There's no butler in What the Butler Saw.  The phrase comes from a British divorce case in 1886, in which a butler peered through a keyhole to see his employer having an adulterous affair in the dining room.  It became a catchphrase for risque sex.







There's no sex in What the Butler Saw, either.  But there's a lot of discussion of sex.  It's a spoof of the 1960s medicalization of sexuality, "normal" heterosexual monogamy against "sick" perversions.  Lots of them.

A psychiatrist, Dr. Prentice, tries to seduce Geraldine, who is interviewing for a job as a secretary.  His wife, Mrs. Prentice, has promised the job to her lover (and blackmailer), the bellhop Nicholas.



Nicholas and Geraldine end up switching clothes.

A government inspector and a police officer arrive.

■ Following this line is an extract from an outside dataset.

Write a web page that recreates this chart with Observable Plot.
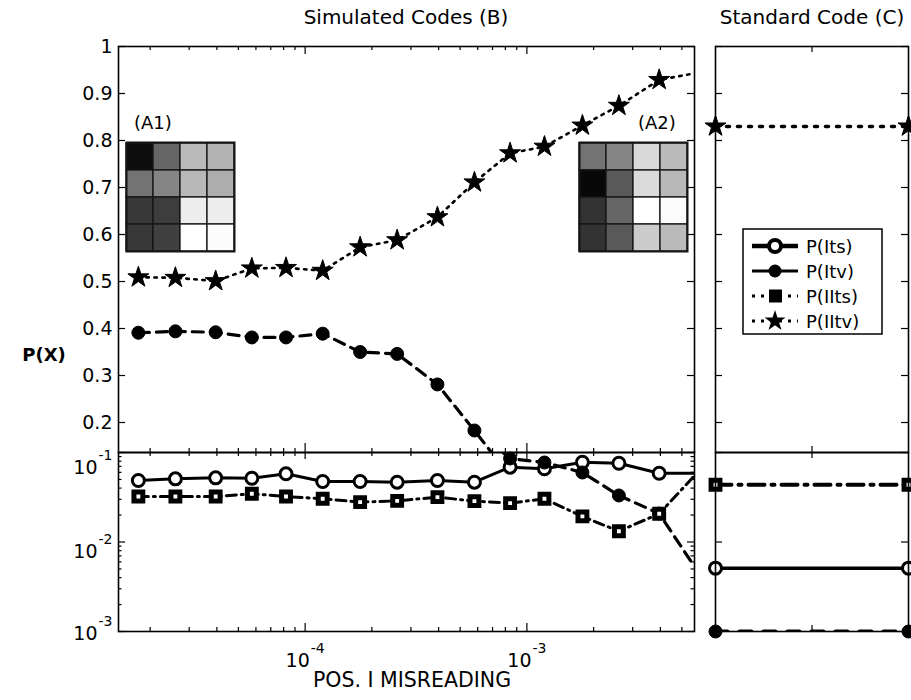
<!DOCTYPE html>
<html><head><meta charset="utf-8">
<script src="https://cdn.jsdelivr.net/npm/d3@7"></script>
<script src="https://cdn.jsdelivr.net/npm/@observablehq/plot@0.6"></script>
<style>
body{margin:0;background:#fff;}
#chart{position:relative;width:911px;height:700px;overflow:hidden;background:#fff;}
#chart svg{position:absolute;}
</style></head>
<body><div id="chart"></div>
<script>
// ---------- data ----------
const xPos  = [1.77e-5, 2.6e-5, 3.95e-5, 5.75e-5, 8.2e-5, 1.2e-4, 1.77e-4, 2.6e-4, 3.95e-4, 5.8e-4, 8.4e-4, 1.2e-3, 1.78e-3, 2.6e-3, 3.95e-3, 5.7e-3];
const pIts  = [0.0487, 0.0508, 0.0521, 0.0516, 0.0578, 0.0474, 0.0474, 0.0466, 0.0487, 0.0466, 0.0686, 0.0658, 0.0779, 0.0759, 0.0587, 0.0587];
const pItv  = [0.391, 0.394, 0.392, 0.381, 0.381, 0.389, 0.350, 0.346, 0.281, 0.183, 0.0857, 0.0773, 0.0598, 0.0331, 0.0208, 0.0053];
const pIIts = [0.0322, 0.0322, 0.0322, 0.0346, 0.0322, 0.0304, 0.0279, 0.0288, 0.0317, 0.0286, 0.0272, 0.0304, 0.0193, 0.0132, 0.0207, 0.055];
const pIItv = [0.509, 0.508, 0.501, 0.528, 0.529, 0.523, 0.573, 0.588, 0.637, 0.711, 0.773, 0.787, 0.832, 0.874, 0.929, 0.943];

const stdX     = [0, 1];
const stdIts   = [0.0051, 0.0051];
const stdItv   = [0.001, 0.001];
const stdIIts  = [0.0436, 0.0436];
const stdIItv  = [0.83, 0.83];

const gridA1 = [[0.05,0.40,0.73,0.70],[0.45,0.52,0.72,0.68],[0.22,0.24,0.93,0.93],[0.22,0.25,1.00,0.99]];
const gridA2 = [[0.45,0.52,0.85,0.73],[0.03,0.35,0.86,0.72],[0.20,0.40,1.00,0.99],[0.20,0.35,0.80,0.73]];

const seriesNames = ["P(Its)", "P(Itv)", "P(IIts)", "P(IItv)"];
const linTicks = [0.2, 0.3, 0.4, 0.5, 0.6, 0.7, 0.8, 0.9, 1];
const logMajor = [1e-3, 1e-2, 1e-1];
const xMajor = [1e-4, 1e-3];
const stdMid = [0.5];

const xDomain = [1.44e-5, 5.7e-3];
const topDomain = [0.1362, 1];
const logDomain = [1e-3, 1e-1];

// ---------- layout ----------
const W = 911, H = 700;
const mainL = 118, mainR = 694, stdL = 715, stdR = 908;
const yTop = 46, yMid = 452, yBot = 631;
const yLabelShift = {"-1": 15, "-2": 10, "-3": 2};
const FONT = "'DejaVu Sans', sans-serif";
const chart = document.getElementById("chart");

const rows = xPos.map((x, i) => ({x, its: pIts[i], itv: pItv[i], iits: pIIts[i], iitv: pIItv[i]}));
const stdRows = stdX.map((x, i) => ({x, its: stdIts[i], itv: stdItv[i], iits: stdIIts[i], iitv: stdIItv[i]}));

const xMinor = d3.range(-5, -2).flatMap(k => d3.range(2, 10).map(m => m * Math.pow(10, k)))
  .filter(v => v > xDomain[0] && v < xDomain[1]);
const logMinor = d3.range(-3, -1).flatMap(k => d3.range(2, 10).map(m => m * Math.pow(10, k)));

const inX = x => x >= xDomain[0] && x < xDomain[1] * 0.999;
const inTop = v => v >= topDomain[0] && v <= topDomain[1];
const inLog = v => v >= logDomain[0] && v <= logDomain[1];
const expFmt = d => "10^" + Math.round(Math.log10(d));

const TK = {stroke: "black", strokeWidth: 1.2};
const tx = (vals, len, fh, side) => Plot.ruleX(vals, {x: d => d, [side === "top" ? "insetBottom" : "insetTop"]: fh - len, ...TK});
const ty = (vals, len, fw, side) => Plot.ruleY(vals, {y: d => d, [side === "left" ? "insetRight" : "insetLeft"]: fw - len, ...TK});

function supify(svg) {
  d3.select(svg).selectAll("text").each(function() {
    const m = /^10\^(.+)$/.exec(this.textContent);
    if (!m) return;
    const isY = this.closest("[aria-label^='y-axis']") != null;
    const s = d3.select(this).text(null);
    s.append("tspan").attr("dy", isY ? (yLabelShift[m[1]] ?? 4) : 0).text("10");
    s.append("tspan").attr("dx", 1).attr("dy", -14).attr("font-size", 14).text(m[1]);
  });
}

function addPlot(opts, left = 0, top = 0) {
  const svg = Plot.plot({
    ...opts,
    style: {background: "transparent", fontFamily: FONT, fontSize: "19px", color: "black", overflow: "visible"}
  });
  supify(svg);
  svg.style.left = left + "px";
  svg.style.top = top + "px";
  chart.appendChild(svg);
  return svg;
}

// series styles
const sIts  = {stroke: "black", strokeWidth: 3};
const sItv  = {stroke: "black", strokeWidth: 3.2, strokeDasharray: "11,7"};
const sIIts = {stroke: "black", strokeWidth: 3, strokeDasharray: "10,5,2,5"};
const sIItv = {stroke: "black", strokeWidth: 2.6, strokeDasharray: "2.5,5.5"};
const mIts  = {r: 6, fill: "white", stroke: "black", strokeWidth: 3};
const mItv  = {r: 6.5, fill: "black", stroke: "black", strokeWidth: 1};
const mIIts = {symbol: "square", r: 5, fill: "white", stroke: "black", strokeWidth: 5};
const mIItv = {symbol: "star", r: 6.6, fill: "black", stroke: "black", strokeWidth: 1};

function seriesMarks(data, inY, lineStyles, filterX = () => true) {
  const keys = ["its", "itv", "iits", "iitv"];
  const ls = lineStyles, ms = [mIts, mItv, mIIts, mIItv];
  return keys.flatMap((k, i) => [
    Plot.line(data, {x: "x", y: k, ...ls[i], clip: true}),
    Plot.dot(data, {x: "x", y: k, ...ms[i], filter: d => filterX(d.x) && inY(d[k])})
  ]);
}

// ---------- top main (linear) ----------
const fwM = mainR - mainL, fwS = stdR - stdL, fhT = yMid - yTop, fhB = yBot - yMid;
addPlot({
  width: W, height: H, marginLeft: mainL, marginRight: W - mainR, marginTop: yTop, marginBottom: H - yMid,
  x: {type: "log", domain: xDomain, axis: null},
  y: {domain: topDomain, ticks: linTicks, tickFormat: d => d === 1 ? "1" : d.toFixed(1), tickSize: 0, tickPadding: 6, label: null},
  marks: [
    ...seriesMarks(rows, inTop, [sIts, sItv, sIIts, sIItv], inX),
    tx(xMinor, 4, fhT, "top"), tx(xMajor, 8, fhT, "top"),
    tx(xMinor, 4, fhT, "bottom"), tx(xMajor, 9, fhT, "bottom"),
    ty(linTicks, 7, fwM, "left"), ty(linTicks, 7, fwM, "right"),
    Plot.frame({stroke: "black", strokeWidth: 1.6})
  ]
});

// ---------- bottom main (log) ----------
addPlot({
  width: W, height: H, marginLeft: mainL, marginRight: W - mainR, marginTop: yMid, marginBottom: H - yBot,
  x: {type: "log", domain: xDomain, ticks: xMajor, tickFormat: expFmt, tickSize: 0, tickPadding: 22, label: null},
  y: {type: "log", domain: logDomain, ticks: logMajor, tickFormat: expFmt, tickSize: 0, tickPadding: 6, label: null},
  marks: [
    ...seriesMarks(rows, inLog, [sIts, sItv, sIIts, sIItv], inX),
    tx(xMinor, 4, fhB, "top"), tx(xMajor, 7, fhB, "top"),
    tx(xMinor, 4, fhB, "bottom"), tx(xMajor, 8, fhB, "bottom"),
    ty(logMinor, 3.5, fwM, "left"), ty(logMajor, 7, fwM, "left"),
    ty(logMinor, 3.5, fwM, "right"), ty(logMajor, 7, fwM, "right"),
    Plot.frame({stroke: "black", strokeWidth: 1.6})
  ]
});

// ---------- standard code panels ----------
const stdLines = [
  {stroke: "black", strokeWidth: 3.5},
  {stroke: "black", strokeWidth: 4, strokeDasharray: "12,12"},
  {stroke: "black", strokeWidth: 4, strokeDasharray: "16,7,3,7"},
  {stroke: "black", strokeWidth: 3.5, strokeDasharray: "3,8"}
];
addPlot({
  width: W, height: H, marginLeft: stdL, marginRight: W - stdR, marginTop: yTop, marginBottom: H - yMid,
  x: {domain: [0, 1], axis: null},
  y: {domain: topDomain, axis: null},
  marks: [
    ...seriesMarks(stdRows, inTop, stdLines),
    tx(stdMid, 6, fhT, "top"), tx(stdMid, 6, fhT, "bottom"),
    ty(linTicks, 7, fwS, "left"), ty(linTicks, 7, fwS, "right"),
    Plot.frame({stroke: "black", strokeWidth: 1.6})
  ]
});
addPlot({
  width: W, height: H, marginLeft: stdL, marginRight: W - stdR, marginTop: yMid, marginBottom: H - yBot,
  x: {domain: [0, 1], axis: null},
  y: {type: "log", domain: logDomain, axis: null},
  marks: [
    ...seriesMarks(stdRows, inLog, stdLines),
    tx(stdMid, 6, fhB, "top"), tx(stdMid, 6, fhB, "bottom"),
    ty(logMajor, 7, fwS, "left"), ty(logMajor, 7, fwS, "right"),
    Plot.frame({stroke: "black", strokeWidth: 1.6})
  ]
});

// ---------- insets ----------
function inset(grid, left, top) {
  const cells = grid.flatMap((row, r) => row.map((v, c) => ({r, c, v})));
  addPlot({
    width: 108, height: 109, margin: 0,
    x: {type: "band", domain: [0, 1, 2, 3], padding: 0, axis: null},
    y: {type: "band", domain: [0, 1, 2, 3], padding: 0, axis: null},
    color: {type: "linear", domain: [0, 1], range: ["black", "white"], interpolate: "rgb"},
    marks: [
      Plot.cell(cells, {x: "c", y: "r", fill: "v", stroke: "#151515", strokeWidth: 1.3}),
      Plot.frame({stroke: "#151515", strokeWidth: 2})
    ]
  }, left, top);
}
inset(gridA1, 126, 142);
inset(gridA2, 579, 142);

// ---------- overlay text & legend ----------
const ov = d3.create("svg").attr("width", W).attr("height", H)
  .style("left", "0px").style("top", "0px")
  .attr("font-family", FONT).attr("fill", "black");
ov.append("text").attr("x", 406).attr("y", 24).attr("text-anchor", "middle").attr("font-size", 20).text("Simulated Codes (B)");
ov.append("text").attr("x", 812).attr("y", 24).attr("text-anchor", "middle").attr("font-size", 20).text("Standard Code (C)");
ov.append("text").attr("x", 412).attr("y", 687).attr("text-anchor", "middle").attr("font-size", 20.5).text("POS. I MISREADING");
ov.append("text").attr("x", 44).attr("y", 361).attr("text-anchor", "middle").attr("font-size", 18).attr("font-weight", "bold").text("P(X)");
ov.append("text").attr("x", 134).attr("y", 129).attr("font-size", 18).text("(A1)");
ov.append("text").attr("x", 638).attr("y", 129).attr("font-size", 18).text("(A2)");

const lg = ov.append("g");
lg.append("rect").attr("x", 743).attr("y", 229).attr("width", 139).attr("height", 105)
  .attr("fill", "white").attr("stroke", "black").attr("stroke-width", 1.5);
const legLines = [
  {w: 4.5, dash: null}, {w: 3, dash: null}, {w: 3, dash: "3,6"}, {w: 3, dash: "3,6"}
];
seriesNames.forEach((name, i) => {
  const y = 246 + i * 25;
  lg.append("line").attr("x1", 752).attr("x2", 798).attr("y1", y).attr("y2", y)
    .attr("stroke", "black").attr("stroke-width", legLines[i].w).attr("stroke-dasharray", legLines[i].dash);
  if (i === 0) lg.append("circle").attr("cx", 775).attr("cy", y).attr("r", 6).attr("fill", "white").attr("stroke", "black").attr("stroke-width", 4);
  if (i === 1) lg.append("circle").attr("cx", 775).attr("cy", y).attr("r", 6.5).attr("fill", "black");
  if (i === 2) lg.append("rect").attr("x", 769).attr("y", y - 6.5).attr("width", 13).attr("height", 13).attr("fill", "black");
  if (i === 3) lg.append("path").attr("transform", `translate(775,${y})`).attr("d", d3.symbol(d3.symbolStar, 137)()).attr("fill", "black");
  lg.append("text").attr("x", 806).attr("y", y + 6.5).attr("font-size", 18).text(name);
});
chart.appendChild(ov.node());
</script>
</body></html>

There's crossdressing, incest, mistaken identities, homoeroticism, nudity (if the production is particularly daring, full frontal nudity), and Winston Churchill's penis.  What more could you want in an evening at the theater?






Since Nicholas Beckett spends most of the play in his underwear, he must be played by an actor of substantial hotness: Hayward Morse in the original production, David Tennent (the star of Blackpool), Nick Hendrix (top photo), and Ewan McGregor (left).

It's been filmed once, a 1987 BBC adaption starring Tyler Butterworth as Nicholas.

If you can't find a stage performance, there's always a print version.